Penalty Shootout Records
Penalty shootouts are nail-biting events at the best of times, but when they become extended affairs, they can be unbearable – especially for the losing team and their supporters.
Until recently, the longest official penalty shootout in the world was at the end of extra time in the Namibian Cup Final in 2005. KK Palace ran out the winners over Civics after 48 spot kicks
Here in the UK, the longest shootouts worth of note include the second-round FA Cup fixture between Scunthorpe United and non-league Worcester City. It took 32 spot kicks before Scunthorpe ran out eventual winners.

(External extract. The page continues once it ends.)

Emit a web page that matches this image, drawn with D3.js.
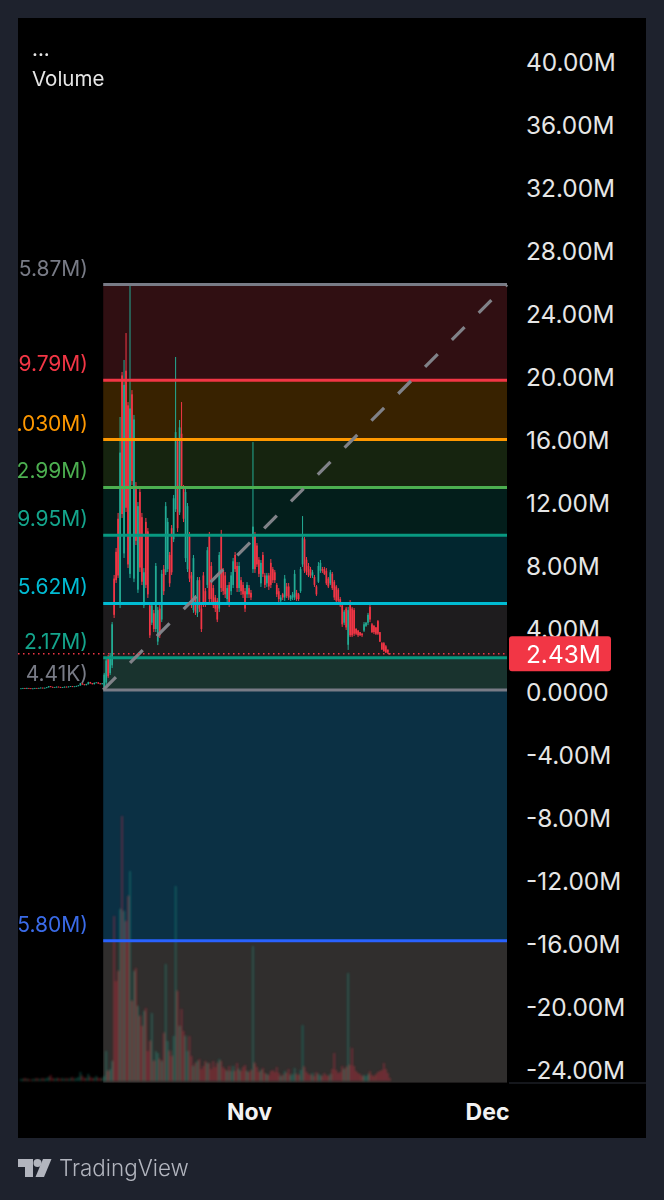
<!DOCTYPE html>
<html><head><meta charset="utf-8">
<script src="https://cdn.jsdelivr.net/npm/d3@7/dist/d3.min.js"></script>
<style>html,body{margin:0;padding:0;background:#1e222d;overflow:hidden}svg{display:block}</style>
</head><body><div id="chart"></div>
<script>
// ---------- data (values in millions) ----------
const priceTicks = [40,36,32,28,24,20,16,12,8,4,0,-4,-8,-12,-16,-20,-24];
const fibLevels  = [25.87,19.79,16.03,12.99,9.95,5.62,2.17,0.134,-15.80];
const fibLabels  = ["5.87M)","9.79M)",".030M)","2.99M)","9.95M)","5.62M)","2.17M)","4.41K)","5.80M)"];
const fibColors  = ["#787b86","#f23645","#ff9800","#4caf50","#089981","#00bcd4","#089981","#787b86","#2962ff"];
const zoneColors = ["#300f12","#382200","#16240f","#031e1b","#02262f","#1e1c1e","#19332e","#0b3044","#302e2d"];
const zoneFloor = -24.8;
const lastPrice = 2.43;
const lastPriceLabel = "2.43M";
const timeTicks = [new Date(Date.UTC(2024,10,1)), new Date(Date.UTC(2024,11,1))];
const timeLabels = ["Nov","Dec"];
const firstCandle = new Date(Date.UTC(2024,9,3,6));
const candleHours = 6;

const candleOpen = [
.22,.22,.24,.21,.25,.23,.2,.22,.24,.23,.25,.27,.24,.26,.3,.36,.32,.29,.3,.33,.31,
.28,.3,.33,.31,.34,.36,.33,.35,.38,.42,.55,.48,.44,.5,.62,.55,.5,.58,.6,.54,.5,
.3,.6,2.2,1.2,1.7,7.2,8.9,11,5.6,20.1,
8.8,20.4,18.2,7.5,18.9,7.2,13.1,6.5,12.7,11.1,
5.5,10.8,10.2,5.5,4.4,5,4,3.2,5.3,4.6,
7.8,7.6,7.8,8.7,10.4,9.7,11.6,15.9,11.4,16.4,
12.9,8.5,7.8,10,7.4,5.2,6,5,7.1,5.3,
7.4,6.4,6.8,9.9,8,6.6,6,5.8,5.3,10,
7.7,7.4,5.9,6.8,6.4,6.8,8.7,8,6.6,7.1,
6.8,6.4,6.2,6.6,6.3,7.8,10,9.3,8.4,6.9,
8.7,7.4,6.9,7.4,8.2,7.8,7.6,6.8,6.4,5.8,
6.2,6,6.7,6.7,5.9,6,6,6.3,6.2,6.4,
8.1,9.7,8.4,8,7.8,7.4,7.3,6.7,7,7.7,
7.8,7.8,7.7,7.2,6.9,7.5,7,6.7,6.5,5.9,
5.5,4.4,5.3,3,5.7,5.3,5.2,4,3.9,3.8,
3.7,3.9,4.2,4.4,5.4,4.3,4.2,4.1,4.5,3.8,
3.1,3.1,2.9,2.7,2.45];

const candleClose = [
.22,.24,.21,.25,.23,.2,.22,.24,.23,.25,.27,.24,.26,.3,.36,.32,.29,.3,.33,.31,.28,
.3,.33,.31,.34,.36,.33,.35,.38,.42,.55,.48,.44,.5,.62,.55,.5,.58,.6,.54,.5,.55,
1.1,2,1,2.3,4.3,4.9,7.1,7.4,15.2,11.3,
19.5,11.7,8.1,18,13.4,17.3,9.6,11.8,7.9,7,
7.6,6.8,6.2,3.6,5.5,4,8,5.2,3.6,7.5,
6.4,11.8,10.8,6.9,7.6,12.3,16.5,10.4,16.8,13.1,
11,12.7,11.8,7.2,5.5,8.5,5.1,7.1,5.3,4,
5.6,5.6,9,5.9,5.9,5.5,5.3,4.6,8.7,6.6,
6.4,6.2,6.6,5.6,7.4,8.3,7.8,6.6,8,6.4,
6.2,5.3,6.8,6.2,6,10.5,7.8,8.1,7.5,8.2,
7.5,6.8,7.4,6.7,6.8,7.1,7.1,6.2,5.9,6,
6,7.2,6.1,6,6.1,6.2,7.5,5.9,5.9,7.8,
9.8,7.7,7.6,7.4,7.4,7.6,6.8,6.2,8,8.2,
7.7,7.5,6.9,6.7,7.6,6.6,6,5.8,5.8,5.5,
4.3,5.1,4.1,5.2,3.6,3.6,3.7,3.7,3.6,3.6,
3.6,4.3,4.4,4.9,4.6,3.8,3.8,3.7,3.7,3.2,
2.7,2.6,2.5,2.5,2.43];

const candleHigh = [
.24,.26,.26,.27,.26,.24,.24,.26,.26,.27,.29,.28,.28,.32,.38,.38,.34,.32,.35,.35,.33,
.32,.35,.35,.36,.38,.38,.37,.4,.44,.58,.57,.5,.52,.65,.64,.57,.6,.63,.62,.56,.57,
1.21,2.16,2.35,2.48,4.44,7.43,9.14,11.37,17.46,20.32,
21.08,22.79,18.41,25.84,19.17,17.59,13.33,12.06,12.95,11.37,
7.87,11.05,10.41,5.71,5.71,5.21,8.19,5.4,5.52,7.75,
8.06,12.06,11.05,8.89,10.6,12.51,21.27,16.13,17.27,18.41,
13.14,12.95,12,10.16,7.62,8.7,6.16,7.3,7.3,5.52,
7.62,6.6,9.21,10.16,8.25,6.79,6.16,5.97,8.89,10.29,
7.87,7.62,6.79,6.98,7.62,8.51,8.89,8.25,8.25,7.3,
6.98,6.6,6.98,6.79,6.48,15.87,10.16,9.46,8.57,8.38,
8.89,7.56,7.56,7.56,8.44,7.94,7.75,6.92,6.6,6.16,
6.29,7.43,6.92,6.92,6.16,6.35,7.75,6.48,6.29,7.94,
11.17,9.84,8.57,8.19,7.94,7.75,7.43,6.79,8.25,8.38,
7.94,7.94,7.87,7.3,7.75,7.62,7.11,6.79,6.6,6.03,
5.65,5.21,5.4,5.4,5.84,5.4,5.33,4.06,3.94,3.81,
3.75,4.44,4.44,5.02,5.52,4.38,4.25,4.13,4.57,3.81,
3.17,3.17,2.98,2.67,2.48];

const candleLow = [
.2,.2,.19,.19,.21,.18,.18,.2,.21,.21,.23,.22,.22,.24,.28,.3,.27,.27,.28,.29,.26,
.26,.28,.29,.29,.32,.31,.31,.33,.36,.4,.46,.42,.42,.48,.53,.48,.48,.56,.52,.48,.48,
.13,.44,.89,1.08,1.52,4.7,6.92,7.24,5.33,11.05,
8.51,11.43,7.87,7.24,13.14,6.98,9.33,6.29,7.62,6.79,
5.33,6.6,5.97,3.43,4.25,3.81,3.81,2.98,3.43,4.44,
6.16,7.43,7.62,6.67,7.43,9.52,11.43,10.16,11.24,12.95,
10.79,8.25,7.62,6.98,5.33,5.02,4.89,4.76,5.08,3.81,
5.4,5.4,6.6,5.71,5.71,5.33,5.08,4.44,5.08,6.35,
6.16,5.97,5.71,5.4,6.16,6.6,7.62,6.35,6.35,6.16,
5.97,5.08,5.97,5.97,5.84,7.56,7.56,7.94,7.3,6.67,
7.3,6.6,6.67,6.48,6.6,6.92,6.92,6.03,5.71,5.71,
5.84,5.78,5.97,5.84,5.78,5.84,5.84,5.78,5.78,6.29,
7.94,7.56,7.43,7.3,7.24,7.24,6.67,6.1,6.92,7.56,
7.56,7.43,6.79,6.6,6.79,6.48,5.84,5.71,5.71,5.4,
4.13,4.25,3.94,2.67,3.49,3.49,3.56,3.62,3.49,3.56,
3.49,3.81,4.13,4.25,4.44,3.75,3.68,3.62,3.62,3.17,
2.67,2.54,2.48,2.41,2.35];

// traded volume, millions of units
const volume = [
.2,.2,.3,.2,.2,.1,.2,.2,.3,.2,.2,.3,.2,.3,.4,.6,.3,.2,.3,.3,.2,
.3,.2,.3,.2,.3,.4,.2,.3,.4,.9,.5,.3,.3,.7,.4,.3,.3,.5,.3,.3,.3,
.5,3,1,1.2,2,16.5,10,11,17.2,26.5,
17,16,18.5,21,8,11,11.3,7.5,6.5,5.5,
7,7.3,3,4,6.8,2,3,2.8,2.2,2,
4.8,11.7,4,3,2.5,4.5,19.5,9,5.5,7.2,
5,4.5,3,4.5,2.5,1.5,1.8,2,2.2,1.2,
1.5,2,1.8,1.8,1.2,2,1.4,1.8,2.2,2,
1.4,1.2,1,1.5,1,1.5,1,1.8,1.2,1,
1.4,1.6,1,.9,1.1,13.5,1.8,1.4,.9,1.1,
1.3,.8,.7,.6,1,1.1,.9,1.4,.8,.5,
.6,1,.8,1.2,.6,.7,1.3,.7,.6,1.1,
5.6,1.4,.9,.7,.6,.8,.5,.9,.7,.6,
.5,.8,.6,.5,.7,1.2,2.8,1.1,.8,.9,
1.5,1.2,1.4,10.8,1.6,3.3,1.5,1,.8,.7,
.5,.6,.5,.7,1,.6,.5,.7,.9,1,
1.1,1.8,1.2,.8,.3];

// ---------- layout ----------
const W = 664, H = 1200;
const pane = {l:18, r:507, t:18, b:1083};
const panel = {l:18, r:646, t:18, b:1138};
const UP = "#22ab94", DOWN = "#f23645";
const font = "Inter, 'Noto Sans', sans-serif";

const y = d3.scaleLinear().domain([40,-24]).range([62,1070]);
const x = d3.scaleUtc().domain(timeTicks).range([249,487]);
const yVol = d3.scaleLinear().domain([0,26.5]).range([1081,816]);
const candleTime = i => d3.utcHour.offset(firstCandle, i*candleHours);

const svg = d3.select("#chart").append("svg").attr("width",W).attr("height",H);
svg.append("rect").attr("width",W).attr("height",H).attr("fill","#1e222d");
svg.append("rect").attr("x",panel.l).attr("y",panel.t)
   .attr("width",panel.r-panel.l).attr("height",panel.b-panel.t).attr("fill","#000");
const defs = svg.append("defs");
defs.append("clipPath").attr("id","pane").append("rect")
   .attr("x",pane.l).attr("y",pane.t).attr("width",pane.r-pane.l).attr("height",pane.b-pane.t);
defs.append("filter").attr("id","soft").attr("x","-5%").attr("y","-5%").attr("width","110%").attr("height","110%")
   .append("feGaussianBlur").attr("stdDeviation",0.55);
defs.append("filter").attr("id","softer").attr("x","-5%").attr("y","-5%").attr("width","110%").attr("height","110%")
   .append("feGaussianBlur").attr("stdDeviation",0.8);

const x0 = x(candleTime(42))-1, x1 = pane.r;

// fib zones
const zoneBounds = fibLevels.map((v,i)=>[v, i+1<fibLevels.length ? fibLevels[i+1] : zoneFloor]);
svg.append("g").selectAll("rect").data(zoneBounds).join("rect")
  .attr("x",x0).attr("width",x1-x0)
  .attr("y",d=>y(d[0])).attr("height",d=>y(d[1])-y(d[0]))
  .attr("fill",(d,i)=>zoneColors[i]);

const idx = d3.range(candleClose.length);
const isUp = i => candleClose[i] >= candleOpen[i];
const plot = svg.append("g").attr("clip-path","url(#pane)");

// volume
plot.append("g").attr("filter","url(#softer)").selectAll("rect").data(idx).join("rect")
  .attr("x",i=>x(candleTime(i))-0.85).attr("width",1.7)
  .attr("y",i=>yVol(volume[i])).attr("height",i=>yVol(0)-yVol(volume[i]))
  .attr("fill",i=>isUp(i)?UP:DOWN).attr("opacity",0.36);

// candles
const candles = plot.append("g").attr("filter","url(#soft)");
candles.append("g").selectAll("line").data(idx).join("line")
  .attr("x1",i=>x(candleTime(i))).attr("x2",i=>x(candleTime(i)))
  .attr("y1",i=>y(candleHigh[i])).attr("y2",i=>y(candleLow[i]))
  .attr("stroke",i=>isUp(i)?UP:DOWN).attr("stroke-width",1);
candles.append("g").selectAll("rect").data(idx).join("rect")
  .attr("x",i=>x(candleTime(i))-0.85).attr("width",1.7)
  .attr("y",i=>y(Math.max(candleOpen[i],candleClose[i])))
  .attr("height",i=>Math.max(0.6,Math.abs(y(candleOpen[i])-y(candleClose[i]))))
  .attr("fill",i=>isUp(i)?UP:DOWN);

// fib lines
svg.append("g").selectAll("line").data(fibLevels).join("line")
  .attr("x1",x0).attr("x2",x1).attr("y1",d=>y(d)).attr("y2",d=>y(d))
  .attr("stroke",(d,i)=>fibColors[i]).attr("stroke-width",3);

// diagonal trend line of the fib tool
svg.append("line")
  .attr("x1",x0).attr("y1",y(fibLevels[7])).attr("x2",x1).attr("y2",y(fibLevels[0]))
  .attr("stroke","#808288").attr("stroke-width",3.2).attr("stroke-dasharray","18 20");

// last price dotted line
svg.append("line").attr("x1",pane.l).attr("x2",pane.r)
  .attr("y1",y(lastPrice)).attr("y2",y(lastPrice))
  .attr("stroke",DOWN).attr("stroke-width",1.5).attr("stroke-dasharray","1.5 3.5");

// fib labels
svg.append("g").selectAll("text").data(fibLevels).join("text")
  .attr("x",88).attr("y",d=>y(d)-9)
  .attr("text-anchor","end")
  .attr("font-family",font).attr("font-size",21)
  .attr("fill",(d,i)=>fibColors[i]==="#2962ff"?"#3a6be8":fibColors[i]==="#089981"?"#14a58c":fibColors[i])
  .text((d,i)=>fibLabels[i]);

// price axis
const fmt = v => v===0 ? "0.0000" : v.toFixed(2)+"M";
const yAxis = svg.append("g").attr("transform","translate(526,0)")
  .call(d3.axisRight(y).tickValues(priceTicks).tickSize(0).tickPadding(0).tickFormat(fmt));
yAxis.select(".domain").remove();
yAxis.selectAll("text").attr("font-family",font).attr("font-size",24.4).attr("fill","#e6e6e6")
  .attr("x",0).attr("dy","0.36em");

// separators
svg.append("line").attr("x1",pane.r+2).attr("x2",panel.r).attr("y1",1083).attr("y2",1083)
  .attr("stroke","#2a2e39").attr("stroke-width",1);

// last price tag
const tag = svg.append("g");
tag.append("rect").attr("x",509).attr("y",y(lastPrice)-17.5).attr("width",102).attr("height",35)
  .attr("rx",3).attr("fill",DOWN);
tag.append("text").attr("x",526).attr("y",y(lastPrice)).attr("dy","0.36em")
  .attr("font-family",font).attr("font-size",24.4).attr("fill","#fff").text(lastPriceLabel);

// time axis
const xAxis = svg.append("g").attr("transform","translate(0,1102)")
  .call(d3.axisBottom(x).tickValues(timeTicks).tickSize(0).tickPadding(0)
        .tickFormat((d,i)=>timeLabels[i]));
xAxis.select(".domain").remove();
xAxis.selectAll("text").attr("font-family",font).attr("font-size",23).attr("font-weight",700)
  .attr("fill","#f2f2f2").attr("y",0).attr("dy","0.8em");

// legend
svg.append("text").attr("x",32).attr("y",56).attr("font-family",font).attr("font-size",20.5).attr("fill","#e6e6e6").text("...");
svg.append("text").attr("x",32).attr("y",86).attr("font-family",font).attr("font-size",20.5).attr("fill","#e6e6e6").text("Volume");

// TradingView mark
const logo = svg.append("g").attr("fill","#b2b5be");
logo.append("path").attr("d","M18 1159H33V1177H25V1167H18Z");
logo.append("circle").attr("cx",37.5).attr("cy",1163).attr("r",4);
logo.append("path").attr("d","M43 1159H51.5L44 1177H35.5Z");
svg.append("text").attr("x",59).attr("y",1176).attr("font-family",font).attr("font-size",22.4)
  .attr("font-weight",300).attr("fill","#b2b5be").text("TradingView");
</script></body></html>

Then there was the marathon between Old Wulfrunians (Wolverhampton), who beat Lane Head (Bloxwich) in a 44-penalty shootout.
But the Guinness World record (previously held by the Namibians) was superseded by the shootout between two North-East non-league sides, Washington and Bedlington, in March 2022 in an Ernest Armstrong Memorial Cup tie which needed 54 penalty kicks to be taken before Washington finally won.